Moreover, in the last years, after the economic crisis and budget restrictions, the interest on the concessions and in general on all forms of public-private partnership has greatly increased, since, the cooperation between the public and private sector is the most efficient solution. In fact, the use of concessions, especially for the construction of major infrastructure, such as roads and railways, is, today, the best choice.

The new Directives, in addition to providing many exclusions, first of all, only apply to concessions that exceed the value decided by the European community (which amounts to approximately 5,186,000 euro); also the criteria for calculation of the value of concessions have been changed so that the estimate may also include the value of management and not only the value of the work (to simplify, before they would only calculate the value of the “built”).

It is then proposed a new definition of concession, a clearer one. An element that characterizes this contracts is the operational risk, the risk of the dealer in not being able to recover the investments made or the costs incurred in creating the works or services, so that the management of work or service is not, at the end, gainful.

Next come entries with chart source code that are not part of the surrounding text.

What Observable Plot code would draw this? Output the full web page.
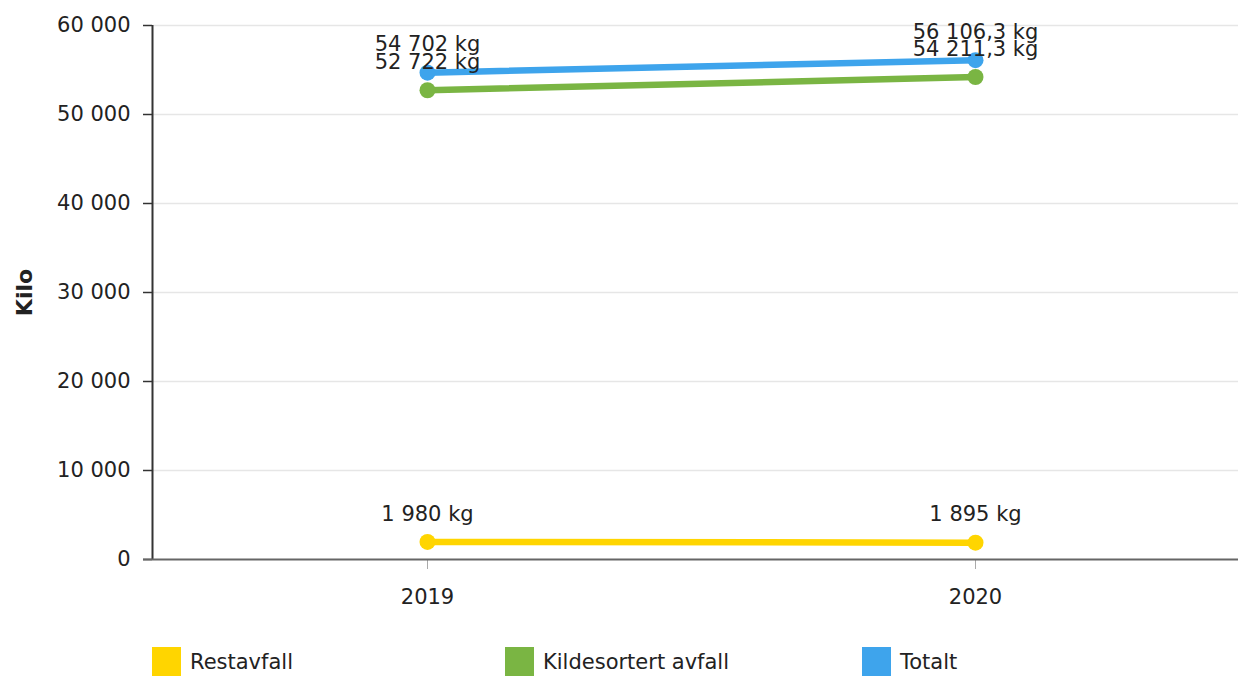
<!DOCTYPE html>
<html>
<head>
<meta charset="utf-8">
<script src="https://cdn.jsdelivr.net/npm/d3@7"></script>
<script src="https://cdn.jsdelivr.net/npm/@observablehq/plot@0.6"></script>
<style>
  html, body { margin: 0; padding: 0; background: #fff; }
  body { width: 1238px; height: 676px; overflow: hidden; font-family: "DejaVu Sans", Verdana, sans-serif; }
  #legend { position: relative; height: 51px; }
  .item { position: absolute; top: 22px; display: flex; align-items: flex-start; font-size: 21px; color: #222; }
  .sw { width: 29px; height: 29px; margin-right: 9px; }
  .lab { line-height: 29px; margin-top: 1px; }
</style>
</head>
<body>
<div id="chart"></div>
<div id="legend"></div>
<script>
const years = [2019, 2020];
const seriesNames = ["Restavfall", "Kildesortert avfall", "Totalt"];
const restavfall = [1980, 1895];
const kildesortert = [52722, 54211.3];
const totalt = [54702, 56106.3];
const seriesColors = ["#FFD500", "#7AB543", "#3EA4EC"];
const yTicks = [0, 10000, 20000, 30000, 40000, 50000, 60000];
const legendLeft = [152, 505, 862];

const no = d3.formatLocale({decimal: ",", thousands: " ", grouping: [3], currency: ["", " kr"]});
const fmtTick = no.format(",");
const fmtVal = no.format(",.1~f");

const valuesBySeries = [restavfall, kildesortert, totalt];
const rows = [];
seriesNames.forEach((s, i) => {
  years.forEach((y, j) => rows.push({series: s, year: y, value: valuesBySeries[i][j]}));
});

const xMin = 2019 - 275 / 548, xMax = 2020 + 263 / 548;

const chart = Plot.plot({
  width: 1238,
  height: 625,
  marginLeft: 152,
  marginRight: 0,
  marginTop: 25,
  marginBottom: 66,
  style: {fontFamily: "DejaVu Sans, Verdana, sans-serif", fontSize: "20px", color: "#222", background: "#fff"},
  x: {type: "linear", domain: [xMin, xMax]},
  y: {domain: [0, 60000]},
  color: {domain: seriesNames, range: seriesColors},
  marks: [
    Plot.ruleY(yTicks.slice(1), {stroke: "#e6e6e6", strokeWidth: 1.5}),
    Plot.axisY({ticks: yTicks, tickFormat: fmtTick, tickSize: 9, tickPadding: 13, stroke: "#333", strokeWidth: 1.5,
      fontSize: 21, label: "Kilo", labelAnchor: "center", labelArrow: "none", labelOffset: 136}),
    Plot.ruleX([xMin], {y1: 0, y2: 60000, stroke: "#333", strokeWidth: 2}),
    Plot.axisX({ticks: years, tickFormat: d => String(d), tickSize: 10, tickPadding: 20, stroke: "#aaa", fontSize: 21, label: null}),
    Plot.ruleY([0], {stroke: "#666", strokeWidth: 2, insetLeft: -9}),
    Plot.line(rows, {x: "year", y: "value", z: "series", stroke: "series", strokeWidth: 6.5, strokeLinecap: "round"}),
    Plot.dot(rows, {x: "year", y: "value", fill: "series", r: 8}),
    Plot.text(rows, {x: "year", y: "value", text: d => fmtVal(d.value) + " kg", dy: -28, fill: "#222", fontSize: 21})
  ]
});
document.getElementById("chart").appendChild(chart);

// make the y-axis label bold
chart.querySelectorAll("g[aria-label='y-axis label'] text").forEach(t => { t.setAttribute("font-weight", "bold"); t.setAttribute("font-size", "22"); });

const legend = document.getElementById("legend");
seriesNames.forEach((s, i) => {
  const it = document.createElement("div");
  it.className = "item";
  it.style.left = legendLeft[i] + "px";
  it.innerHTML = `<div class="sw" style="background:${seriesColors[i]}"></div><div class="lab">${s}</div>`;
  legend.appendChild(it);
});
</script>
</body>
</html>
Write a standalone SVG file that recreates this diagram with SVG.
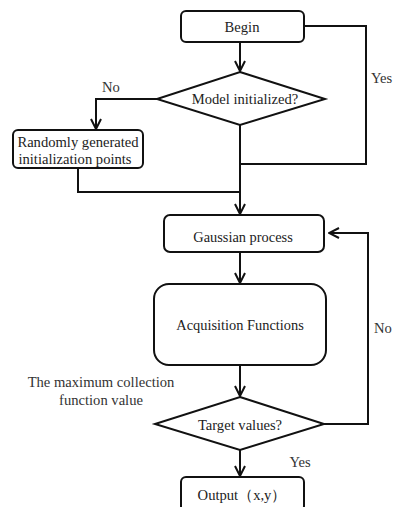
<svg xmlns="http://www.w3.org/2000/svg" width="396" height="507" viewBox="0 0 396 507" font-family="Liberation Serif, DejaVu Serif, serif">
<style>
.box{fill:#fff;stroke:#111;stroke-width:2}
.ln{fill:none;stroke:#111;stroke-width:2}
.arr{marker-end:url(#ah)}
.t{font-size:14.6px;fill:#222;text-anchor:middle}
.s{font-size:14.4px}
.lbl{fill:#333}
.st{text-anchor:start}
</style>
<defs>
<marker id="ah" viewBox="0 0 12 12" refX="11" refY="6" markerWidth="12" markerHeight="12" markerUnits="userSpaceOnUse" orient="auto">
<polyline points="1,1 11,6 1,11" fill="none" stroke="#111" stroke-width="2"/>
</marker>
</defs>
<g id="connectors">
<line class="ln arr" x1="240" y1="42" x2="240" y2="71"/>
<polyline class="ln arr" points="157,99 96,99 96,129"/>
<polyline class="ln" points="304,26 366,26 366,164 240,164"/>
<polyline class="ln" points="78,168 78,192 240,192"/>
<line class="ln arr" x1="240" y1="125" x2="240" y2="214"/>
<line class="ln arr" x1="240" y1="252" x2="240" y2="283"/>
<line class="ln arr" x1="240" y1="365" x2="240" y2="396"/>
<polyline class="ln arr" points="324,424 368,424 368,233 329,233"/>
<line class="ln arr" x1="240" y1="450" x2="240" y2="476"/>
</g>
<g id="begin">
<rect class="box" x="181" y="11" width="123" height="31" rx="5"/>
<text class="t" x="242" y="32">Begin</text>
</g>
<g id="model-initialized">
<polygon class="box" points="240,72 325,99 240,125 157,99"/>
<text class="t" x="245" y="104">Model initialized?</text>
</g>
<g id="random-init">
<rect class="box" x="13" y="130" width="130" height="38" rx="5"/>
<text class="t" x="78" y="147">Randomly generated</text>
<text class="t" x="75" y="164">initialization points</text>
</g>
<g id="gaussian">
<rect class="box" x="164" y="215" width="160" height="37" rx="6"/>
<text class="t s" x="243" y="242">Gaussian process</text>
</g>
<g id="acquisition">
<rect class="box" x="154" y="284" width="172" height="81" rx="15"/>
<text class="t s" x="240" y="330">Acquisition Functions</text>
</g>
<g id="target">
<polygon class="box" points="240,397 324,424 240,450 155,424"/>
<text class="t" x="240" y="430">Target values?</text>
</g>
<g id="output">
<rect class="box" x="181" y="477" width="123" height="34" rx="5"/>
<text class="t" x="242" y="500">Output（x,y）</text>
</g>
<g id="labels">
<text class="t lbl" x="111" y="92">No</text>
<text class="t lbl st" x="371" y="83">Yes</text>
<text class="t lbl st" x="374" y="333">No</text>
<text class="t lbl" x="300" y="467">Yes</text>
<text class="t lbl" x="101" y="387">The maximum collection</text>
<text class="t lbl" x="101" y="405">function value</text>
</g>
</svg>
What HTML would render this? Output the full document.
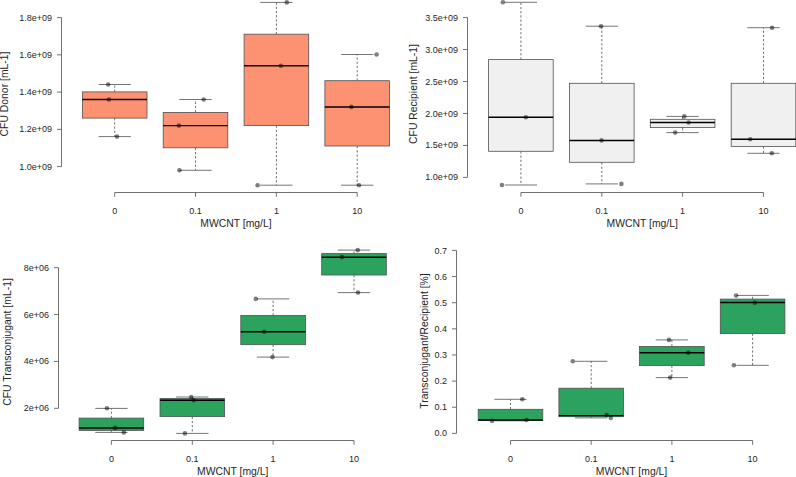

It includes both, the risk on the demand side, the risk in the supply side or on both.

The concession’s discipline is a “light” one, characterized by its flexibility and is, therefore, much less detailed than the one on the public procurement. The Directive establishes, in fact, that member states must take into account the specific nature of this matter because, it can not be forgotten, that this kind of contracts are normally long-term contracts, relating to performance of hopefully good quality services towards citizens and users. For this, it has been spent much more attention to both the award stage, but mainly to the phase of execution of the contract.

This new regulation has been implemented in our new Code of Contracts and Concessions, which in addition to reform, then the whole context of public gaining, in line with the Community framework, it contains for the first time, finally, an organic and unitary specific legislation on concessions, but also on public-private partnership.

 This is a fundamental reform for our country aimed at boosting investment in the entire public sector contracts, to facilitate the entry in the market, including small and medium-size societies and to prevent and fight the wide spread corruption.

Obviously, the transposition was not at all simple and involved a number of compatibility issues, coordination and adaptation of the national legislation and the same mentality of the industry.

The opinions about the new Code are discordant: many exalt the new legislation, other criticizes it regardless. However, although it is perhaps too early to make a comment, the first impression is that this is overall a good reform. The premises placed by the legislature seem quite valid, therefore, rightly, it is hoped that the originally goals are achieved. Now a decisive role belongs to all operators in the industry.